Japan and the United States also want to maintain peace and stability, but prevention of proliferation is especially high on their priority list, and, for Japan, to this goal must be added the satisfactory handling of the politically sensitive issue of Japanese citizens abducted by North Korea in the past.

 
As before, it is predictable that various states will continue to have little patience for demands of others that seem to threaten achievements of their own priority goals. Thus, while it has recently expressed support for ultimate resolution of the abduction issue, China has demonstrated considerable unhappiness with Japan’s insistence on bringing that topic to the Six Party plenary table or addressing it head-on in intergovernmental documents rather than handling it bilaterally and employing more rounded euphemisms.

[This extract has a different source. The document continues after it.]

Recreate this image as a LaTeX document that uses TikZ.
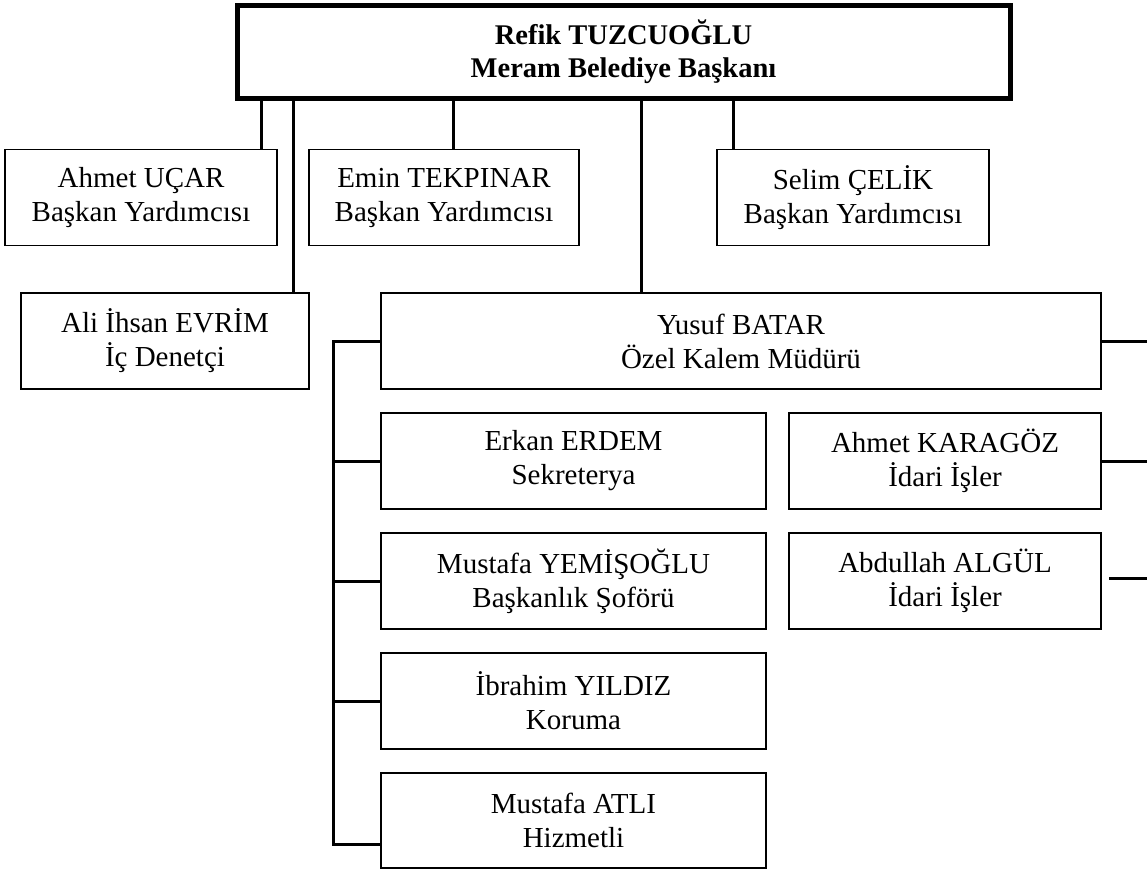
\documentclass[tikz,border=0pt]{standalone}
\usepackage{fontspec}
\setmainfont{Liberation Serif}
\begin{document}
\begin{tikzpicture}[x=1pt,y=-1pt,
  every node/.style={inner sep=0pt,outer sep=0pt,align=center},
  staffbox/.style={draw,line width=1.5pt,font=\fontsize{29}{34}\selectfont},
  headbox/.style={draw,line width=5pt,font=\fontsize{28.5}{33}\selectfont\bfseries},
  link/.style={line width=3pt}]
\useasboundingbox (0,0) rectangle (1147,870);
% nodes
\node[headbox,minimum width=773pt,minimum height=93pt] (top) at (623.5,51.5) {Refik TUZCUOĞLU\\Meram Belediye Başkanı};
\node[staffbox,minimum width=272pt,minimum height=96pt] (ucar) at (141,197.5) {Ahmet UÇAR\\Başkan Yardımcısı};
\node[staffbox,minimum width=270pt,minimum height=96pt] (emin) at (444,197.5) {Emin TEKPINAR\\Başkan Yardımcısı};
\node[staffbox,minimum width=272pt,minimum height=96pt] (selim) at (853,197.5) {Selim ÇELİK\\Başkan Yardımcısı};
\node[staffbox,minimum width=288pt,minimum height=96pt] (ali) at (165,341) {Ali İhsan EVRİM\\İç Denetçi};
\node[staffbox,minimum width=720pt,minimum height=96pt] (yusuf) at (741,341) {Yusuf BATAR\\Özel Kalem Müdürü};
\node[staffbox,minimum width=385pt,minimum height=96pt] (erkan) at (573.5,461) {Erkan ERDEM\\Sekreterya};
\node[staffbox,minimum width=385pt,minimum height=96pt] (musy) at (573.5,581) {Mustafa YEMİŞOĞLU\\Başkanlık Şoförü};
\node[staffbox,minimum width=385pt,minimum height=96pt] (ibr) at (573.5,701) {İbrahim YILDIZ\\Koruma};
\node[staffbox,minimum width=385pt,minimum height=95pt] (atli) at (573.5,820.5) {Mustafa ATLI\\Hizmetli};
\node[staffbox,minimum width=312pt,minimum height=96pt] (kara) at (945,461) {Ahmet KARAGÖZ\\İdari İşler};
\node[staffbox,minimum width=312pt,minimum height=96pt] (algul) at (945,581) {Abdullah ALGÜL\\İdari İşler};
% helper coordinates
\coordinate (xucar) at (261,0);
\coordinate (xali) at (293,0);
\coordinate (xemin) at (453,0);
\coordinate (xyusuf) at (641,0);
\coordinate (xselim) at (733,0);
\coordinate (busTop) at (333,341);
\coordinate (busBot) at (333,844);
\coordinate (edge) at (1147,0);
\coordinate (algA) at (1109,578);
\coordinate (algB) at (1147,578);
% connectors from head
\draw[link] (xucar |- top.south) -- (xucar |- ucar.north);
\draw[link] (xali |- top.south) -- (xali |- ali.north);
\draw[link] (xemin |- top.south) -- (xemin |- emin.north);
\draw[link] (xyusuf |- top.south) -- (xyusuf |- yusuf.north);
\draw[link] (xselim |- top.south) -- (xselim |- selim.north);
% left bus
\draw[link] (yusuf.west) -- (busTop) -- (busBot) -- (busBot -| atli.west);
\draw[link] (busTop |- erkan.west) -- (erkan.west);
\draw[link] (busTop |- musy.west) -- (musy.west);
\draw[link] (busTop |- ibr.west) -- (ibr.west);
% right stubs
\draw[link] (yusuf.east) -- (edge |- yusuf.east);
\draw[link] (kara.east) -- (edge |- kara.east);
\draw[link] (algA) -- (algB);
\end{tikzpicture}
\end{document}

The ROK’s overall desire to diminish Japan’s role in the future of the Peninsula has gone beyond this to the raising of various proposals that would simply cut Japan out of the process of future planning.

 
How to balance the benefits of the Six Party process with the essentiality of a bilateral dialogue between Washington and Pyongyang is not simply an issue for the United States to consider. Much as the other negotiating partners see bilateral U.S.-DPRK talks as a key to success, there is a certain chafing at the outcome when such talks actually do take place. For different reasons, both Tokyo and Seoul were discomfited by the mid-January Berlin talks between American and North Korean negotiators that paved the way for the agreement in Beijing.

 
While we focus on how to induce the North to follow through on its initial commitments, we also need to think about how to manage the much more difficult and complex problem of how to optimize chances of achieving total denuclearization. It may prove impossible in the end, but, if so, it shouldn’t be because the “other five” failed to coordinate properly or to take sufficiently seriously each other’s needs.